**Directive:** State the number of lines where "this" appears. Add nothing else.

**Data:**
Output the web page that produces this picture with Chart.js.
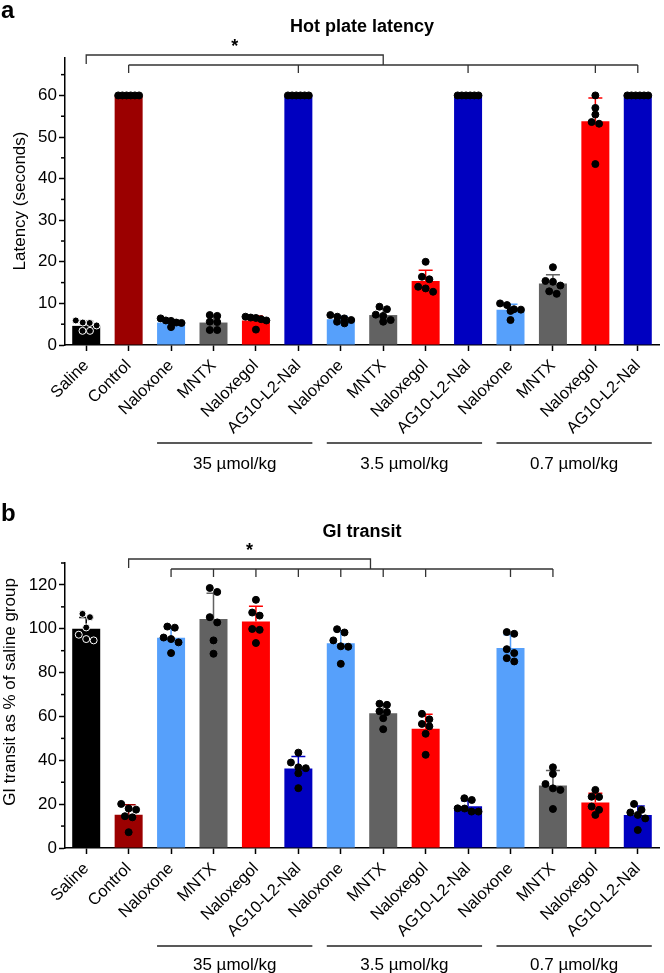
<!DOCTYPE html>
<html>
<head>
<meta charset="utf-8">
<script src="https://cdn.jsdelivr.net/npm/chart.js@4.4.1/dist/chart.umd.min.js"></script>
<style>
  html, body { margin: 0; padding: 0; background: #fff; }
  .panel { position: absolute; left: 0; width: 664px; }
  #panelA { top: 0; height: 490px; }
  #panelB { top: 490px; height: 483px; }
</style>
</head>
<body>
<div class="panel" id="panelA"><canvas id="chartA" width="664" height="490"></canvas></div>
<div class="panel" id="panelB"><canvas id="chartB" width="664" height="483"></canvas></div>
<script>
// groups along the x axis
const categories = ['Saline', 'Control', 'Naloxone', 'MNTX', 'Naloxegol', 'AG10-L2-Nal',
    'Naloxone', 'MNTX', 'Naloxegol', 'AG10-L2-Nal', 'Naloxone', 'MNTX', 'Naloxegol', 'AG10-L2-Nal'];
const doseLabels = ['35 µmol/kg', '3.5 µmol/kg', '0.7 µmol/kg'];
const barColors = ['#000000', '#9b0000', '#56a0fb', '#626262', '#ff0000', '#0000c0',
    '#56a0fb', '#626262', '#ff0000', '#0000c0', '#56a0fb', '#626262', '#ff0000', '#0000c0'];

// a: hot plate latency (seconds)
const hotPlateMean = [4.6, 60, 5.4, 5.4, 5.9, 60, 6.2, 7.2, 15.4, 60, 8.5, 14.8, 53.8, 60];
const hotPlateSD = [1.1, 0, 0.6, 1.5, 1.1, 0, 0.7, 1.4, 2.6, 0, 1.3, 2.1, 5.6, 0];
const hotPlatePoints = [
    [5.9, 5.4, 5.3, 4.7, 3.4, 3.4],
    [60, 60, 60, 60, 60, 60],
    [6.4, 5.9, 5.8, 5.4, 5.3, 4.3],
    [7.2, 7.0, 5.6, 5.5, 3.6, 3.6],
    [6.8, 6.6, 6.5, 6.2, 5.9, 3.7],
    [60, 60, 60, 60, 60, 60],
    [7.2, 6.8, 6.4, 6.0, 5.6, 5.2],
    [9.2, 8.6, 7.3, 7.0, 6.0, 5.6],
    [20.0, 16.4, 15.8, 14.0, 13.6, 12.8],
    [60, 60, 60, 60, 60, 60],
    [10.0, 9.6, 8.6, 8.5, 8.2, 6.0],
    [18.7, 15.4, 15.2, 14.3, 12.9, 12.3],
    [60, 57, 55.4, 53.6, 53.2, 43.5],
    [60, 60, 60, 60, 60, 60]
];

// b: GI transit as % of saline group
const gitMean = [100, 15.2, 95.9, 104.4, 103.3, 36.3, 93.4, 61.5, 54.4, 19.0, 91.2, 28.5, 20.8, 15.1];
const gitSD = [5.1, 4.5, 4.3, 11.8, 7.0, 5.4, 5.7, 4.3, 6.6, 2.6, 6.1, 6.8, 4.2, 4.1];
const gitPoints = [
    [106.8, 105.3, 100.6, 97.3, 95.3, 94.7],
    [20.1, 18.0, 17.5, 14.5, 14.0, 7.2],
    [101.0, 100.5, 96.0, 95.3, 93.8, 88.9],
    [118.6, 116.8, 105.3, 102.9, 94.7, 88.6],
    [113.2, 107.4, 106.0, 99.9, 99.5, 93.5],
    [43.5, 39.0, 36.8, 36.4, 34.1, 27.3],
    [99.8, 98.3, 94.7, 92.0, 91.8, 84.0],
    [65.8, 65.3, 62.4, 62.0, 59.2, 54.2],
    [61.2, 58.7, 56.6, 55.5, 52.1, 42.5],
    [22.7, 21.9, 18.1, 18.0, 16.6, 16.6],
    [98.5, 97.7, 90.7, 88.9, 86.6, 85.1],
    [36.8, 33.8, 29.2, 27.2, 26.5, 17.8],
    [26.5, 23.4, 23.3, 18.9, 17.4, 15.1],
    [20.1, 17.4, 16.2, 15.1, 13.5, 8.2]
];

const FONT = "'Liberation Sans', Arial, Helvetica, sans-serif";
const dotRadius = 3.5;

// spread the dots of each group sideways where they would overlap (rough beeswarm)
function spreadPoints(chart, points) {
    const y = chart.scales.y;
    const catW = (chart.chartArea.right - chart.chartArea.left) / categories.length;
    const diam = 2 * dotRadius + 0.5;
    const out = [];
    points.forEach((vals, i) => {
        const sorted = vals.slice().sort((a, b) => b - a);
        const clusters = [];
        sorted.forEach(v => {
            const py = y.getPixelForValue(v);
            const c = clusters[clusters.length - 1];
            if (c && py - c.py0 < diam * 0.85) c.vals.push(v);
            else clusters.push({ py0: py, vals: [v] });
        });
        clusters.forEach(c => {
            const n = c.vals.length;
            const step = n > 1 ? Math.min(diam, 21 / (n - 1)) : 0;
            c.vals.forEach((v, k) => {
                out.push({ x: i + ((k - (n - 1) / 2) * step) / catW, y: v, g: i });
            });
        });
    });
    return out;
}

function makeExtras(cfg) {
    return {
        id: 'extras',
        afterDatasetDraw(chart, args) {
            if (args.index !== 0) return;
            // error bars (mean + SD)
            const ctx = chart.ctx, x = chart.scales.x, y = chart.scales.y;
            ctx.save();
            ctx.lineWidth = 1.5;
            cfg.means.forEach((m, i) => {
                if (!cfg.sd[i]) return;
                const px = x.getPixelForValue(i);
                const top = y.getPixelForValue(m + cfg.sd[i]);
                ctx.strokeStyle = barColors[i];
                ctx.beginPath();
                ctx.moveTo(px, y.getPixelForValue(m));
                ctx.lineTo(px, top);
                ctx.moveTo(px - 7, top);
                ctx.lineTo(px + 7, top);
                ctx.stroke();
            });
            ctx.restore();
        },
        afterDraw(chart) {
            const ctx = chart.ctx, x = chart.scales.x, y = chart.scales.y;
            const area = chart.chartArea;
            ctx.save();

            // minor ticks on the y axis
            ctx.strokeStyle = '#000';
            ctx.lineWidth = 1.5;
            cfg.minorTicks.forEach(v => {
                const py = y.getPixelForValue(v);
                ctx.beginPath();
                ctx.moveTo(area.left - 4, py);
                ctx.lineTo(area.left, py);
                ctx.stroke();
            });

            // panel letter and title
            ctx.fillStyle = '#000';
            ctx.font = 'bold 24px ' + FONT;
            ctx.textAlign = 'left';
            ctx.textBaseline = 'alphabetic';
            ctx.fillText(cfg.letter, 1, cfg.letterY);
            ctx.font = 'bold 18px ' + FONT;
            ctx.textAlign = 'center';
            ctx.textBaseline = 'middle';
            ctx.fillText(cfg.title, (area.left + area.right) / 2, cfg.titleY);

            // y axis title
            ctx.save();
            ctx.translate(cfg.yTitleX, cfg.yTitleY);
            ctx.rotate(-Math.PI / 2);
            ctx.font = '17px ' + FONT;
            ctx.fillText(cfg.yTitle, 0, 0);
            ctx.restore();

            // significance brackets
            const b = cfg.bracket;
            ctx.strokeStyle = '#333';
            ctx.lineWidth = 1.3;
            const xs = x.getPixelForValue(b.upperFrom);
            const xd = x.getPixelForValue(b.upperTo);
            ctx.beginPath();
            ctx.moveTo(xs, b.upperY + 9);
            ctx.lineTo(xs, b.upperY);
            ctx.lineTo(xd, b.upperY);
            ctx.lineTo(xd, b.lowerY);
            ctx.stroke();
            const lt = b.lowerTicks;
            ctx.beginPath();
            ctx.moveTo(x.getPixelForValue(lt[0]), b.lowerY);
            ctx.lineTo(x.getPixelForValue(lt[lt.length - 1]), b.lowerY);
            lt.forEach(t => {
                const px = x.getPixelForValue(t);
                ctx.moveTo(px, b.lowerY);
                ctx.lineTo(px, b.lowerY + 8);
            });
            ctx.stroke();
            ctx.font = 'bold 18px ' + FONT;
            ctx.fillText('*', (xs + xd) / 2, b.upperY - 8);

            // dose groups under the axis labels
            const half = (area.right - area.left) / categories.length * 0.33;
            ctx.strokeStyle = '#222';
            ctx.lineWidth = 1.5;
            ctx.font = '17px ' + FONT;
            doseLabels.forEach((lab, g) => {
                const x1 = x.getPixelForValue(2 + 4 * g) - half;
                const x2 = x.getPixelForValue(5 + 4 * g) + half;
                ctx.beginPath();
                ctx.moveTo(x1, cfg.doseLineY);
                ctx.lineTo(x2, cfg.doseLineY);
                ctx.stroke();
                ctx.fillText(lab, (x1 + x2) / 2, cfg.doseTextY);
            });
            ctx.restore();
        }
    };
}

function makePanel(canvasId, cfg) {
    const chart = new Chart(document.getElementById(canvasId), {
        data: {
            labels: categories,
            datasets: [{
                type: 'bar',
                data: cfg.means,
                backgroundColor: barColors,
                borderWidth: 0,
                grouped: false,
                barPercentage: 0.66,
                categoryPercentage: 1,
                xAxisID: 'x',
                yAxisID: 'y',
                order: 2
            }, {
                type: 'scatter',
                data: [],
                xAxisID: 'x2',
                yAxisID: 'y',
                pointRadius: dotRadius,
                pointBackgroundColor: '#000',
                pointBorderColor: c => (c.raw && c.raw.g === 0 ? '#fff' : '#000'),
                pointBorderWidth: 1,
                order: 1
            }]
        },
        options: {
            responsive: false,
            animation: false,
            layout: { padding: { top: cfg.top, right: 1, left: 0, bottom: 0 } },
            plugins: { legend: { display: false }, tooltip: { enabled: false }, title: { display: false } },
            scales: {
                x: {
                    type: 'category',
                    offset: true,
                    border: { color: '#000', width: 1.5 },
                    grid: { offset: false, drawOnChartArea: false, tickLength: 6, tickColor: '#000', tickWidth: 1.5 },
                    ticks: { autoSkip: false, minRotation: 45, maxRotation: 45, padding: 5, color: '#000', font: { family: FONT, size: 16.5 } },
                    afterFit: s => { s.height = cfg.xHeight; }
                },
                x2: { type: 'linear', min: -0.5, max: categories.length - 0.5, display: false },
                y: {
                    min: 0,
                    max: cfg.max,
                    border: { color: '#000', width: 1.5 },
                    grid: { drawOnChartArea: false, tickLength: 6, tickColor: '#000', tickWidth: 1.5 },
                    ticks: { stepSize: cfg.step, padding: 2, color: '#000', font: { family: FONT, size: 17 } },
                    afterBuildTicks: s => { s.ticks = s.ticks.filter(t => t.value % cfg.step === 0); },
                    afterFit: s => { s.width = 65; }
                }
            }
        },
        plugins: [makeExtras(cfg)]
    });
    chart.data.datasets[1].data = spreadPoints(chart, cfg.points);
    chart.update('none');
    return chart;
}

makePanel('chartA', {
    means: hotPlateMean, sd: hotPlateSD, points: hotPlatePoints,
    max: 69, step: 10, minorTicks: [5, 15, 25, 35, 45, 55, 65],
    top: 58, xHeight: 145,
    letter: 'a', letterY: 18, title: 'Hot plate latency', titleY: 27,
    yTitle: 'Latency (seconds)', yTitleX: 20, yTitleY: 201,
    bracket: { upperFrom: 0, upperTo: 7, upperY: 55, lowerY: 65, lowerTicks: [1, 5, 9, 12, 13] },
    doseLineY: 443, doseTextY: 464
});

makePanel('chartB', {
    means: gitMean, sd: gitSD, points: gitPoints,
    max: 130, step: 20, minorTicks: [10, 30, 50, 70, 90, 110, 130],
    top: 73, xHeight: 125,
    letter: 'b', letterY: 31, title: 'GI transit', titleY: 42,
    yTitle: 'GI transit as % of saline group', yTitleX: 10, yTitleY: 202,
    bracket: { upperFrom: 1, upperTo: 6.7, upperY: 69, lowerY: 79, lowerTicks: [2, 3, 4, 5, 6, 7, 8, 10, 11] },
    doseLineY: 456, doseTextY: 475
});
</script>
</body>
</html>
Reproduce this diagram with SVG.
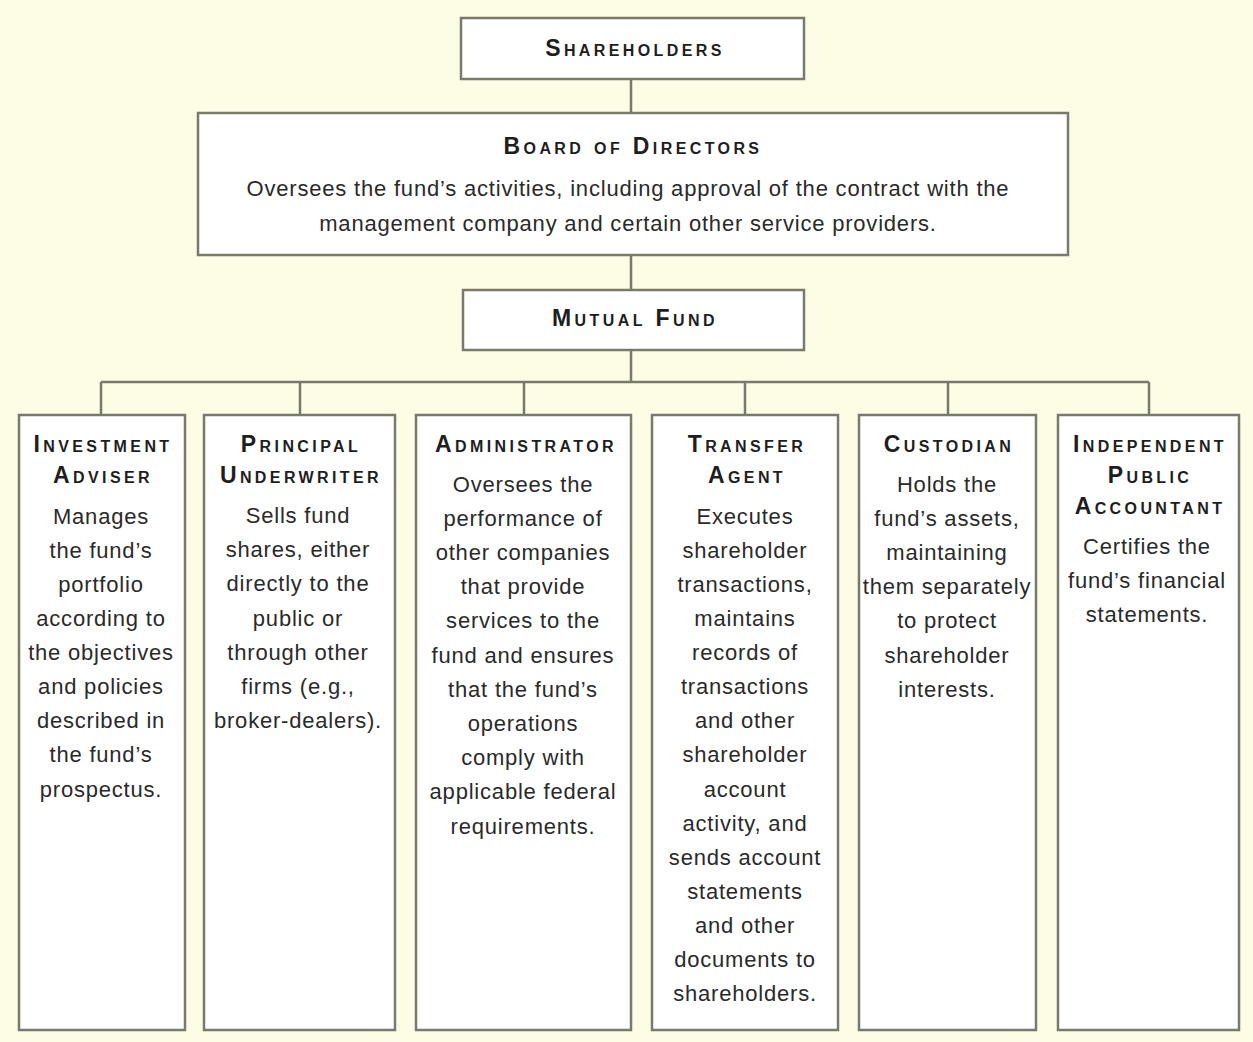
<svg xmlns="http://www.w3.org/2000/svg" width="1253" height="1042" viewBox="0 0 1253 1042">
<style>
.bg{fill:#fdfde6}
.box{fill:#ffffff;stroke:#7a7a6c;stroke-width:2.5}
.con{fill:none;stroke:#7a7a6c;stroke-width:2.5}
.t{font-family:"Liberation Sans",Arial,sans-serif;font-size:23px;font-weight:bold;font-variant:small-caps;letter-spacing:3.4px;fill:#1e1e1e;text-anchor:middle}
.b{font-family:"Liberation Sans",Arial,sans-serif;font-size:22px;letter-spacing:0.8px;fill:#2a2a2a;text-anchor:middle}
</style>
<rect class="bg" x="0" y="0" width="1253" height="1042"/>
<g id="connectors">
<path class="con" d="M631 79V113M631 255V290M631 350V382M101 382H1149M101 382V415M300 382V415M524 382V415M745 382V415M948 382V415M1149 382V415"/>
</g>
<g id="shareholders">
<rect class="box" x="461" y="18" width="343" height="61"/>
<text class="t" x="635" y="56">Shareholders</text>
</g>
<g id="board">
<rect class="box" x="198" y="113" width="870" height="142"/>
<text class="t" x="633" y="154">Board of Directors</text>
<text class="b" x="628" y="196">Oversees the fund’s activities, including approval of the contract with the</text>
<text class="b" x="628" y="231">management company and certain other service providers.</text>
</g>
<g id="mutual-fund">
<rect class="box" x="463" y="290" width="341" height="60"/>
<text class="t" x="635" y="326">Mutual Fund</text>
</g>
<g id="investment-adviser">
<rect class="box" x="19" y="415" width="166" height="615"/>
<text class="t" x="103" y="452">Investment</text>
<text class="t" x="103" y="483">Adviser</text>
<text class="b" x="101" y="524">Manages</text>
<text class="b" x="101" y="558">the fund’s</text>
<text class="b" x="101" y="592">portfolio</text>
<text class="b" x="101" y="626">according to</text>
<text class="b" x="101" y="660">the objectives</text>
<text class="b" x="101" y="694">and policies</text>
<text class="b" x="101" y="728">described in</text>
<text class="b" x="101" y="762">the fund’s</text>
<text class="b" x="101" y="797">prospectus.</text>
</g>
<g id="principal-underwriter">
<rect class="box" x="204" y="415" width="191" height="615"/>
<text class="t" x="301" y="452">Principal</text>
<text class="t" x="301" y="483">Underwriter</text>
<text class="b" x="298" y="523">Sells fund</text>
<text class="b" x="298" y="557">shares, either</text>
<text class="b" x="298" y="591">directly to the</text>
<text class="b" x="298" y="626">public or</text>
<text class="b" x="298" y="660">through other</text>
<text class="b" x="298" y="694">firms (e.g.,</text>
<text class="b" x="298" y="728">broker-dealers).</text>
</g>
<g id="administrator">
<rect class="box" x="416" y="415" width="215" height="615"/>
<text class="t" x="526" y="452">Administrator</text>
<text class="b" x="523" y="492">Oversees the</text>
<text class="b" x="523" y="526">performance of</text>
<text class="b" x="523" y="560">other companies</text>
<text class="b" x="523" y="594">that provide</text>
<text class="b" x="523" y="628">services to the</text>
<text class="b" x="523" y="663">fund and ensures</text>
<text class="b" x="523" y="697">that the fund’s</text>
<text class="b" x="523" y="731">operations</text>
<text class="b" x="523" y="765">comply with</text>
<text class="b" x="523" y="799">applicable federal</text>
<text class="b" x="523" y="834">requirements.</text>
</g>
<g id="transfer-agent">
<rect class="box" x="652" y="415" width="186" height="615"/>
<text class="t" x="747" y="452">Transfer</text>
<text class="t" x="747" y="483">Agent</text>
<text class="b" x="745" y="524">Executes</text>
<text class="b" x="745" y="558">shareholder</text>
<text class="b" x="745" y="592">transactions,</text>
<text class="b" x="745" y="626">maintains</text>
<text class="b" x="745" y="660">records of</text>
<text class="b" x="745" y="694">transactions</text>
<text class="b" x="745" y="728">and other</text>
<text class="b" x="745" y="762">shareholder</text>
<text class="b" x="745" y="797">account</text>
<text class="b" x="745" y="831">activity, and</text>
<text class="b" x="745" y="865">sends account</text>
<text class="b" x="745" y="899">statements</text>
<text class="b" x="745" y="933">and other</text>
<text class="b" x="745" y="967">documents to</text>
<text class="b" x="745" y="1001">shareholders.</text>
</g>
<g id="custodian">
<rect class="box" x="859" y="415" width="177" height="615"/>
<text class="t" x="949" y="452">Custodian</text>
<text class="b" x="947" y="492">Holds the</text>
<text class="b" x="947" y="526">fund’s assets,</text>
<text class="b" x="947" y="560">maintaining</text>
<text class="b" x="947" y="594">them separately</text>
<text class="b" x="947" y="628">to protect</text>
<text class="b" x="947" y="663">shareholder</text>
<text class="b" x="947" y="697">interests.</text>
</g>
<g id="independent-public-accountant">
<rect class="box" x="1058" y="415" width="181" height="615"/>
<text class="t" x="1150" y="452">Independent</text>
<text class="t" x="1150" y="483">Public</text>
<text class="t" x="1150" y="514">Accountant</text>
<text class="b" x="1147" y="554">Certifies the</text>
<text class="b" x="1147" y="588">fund’s financial</text>
<text class="b" x="1147" y="622">statements.</text>
</g>
</svg>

**Written response:** 2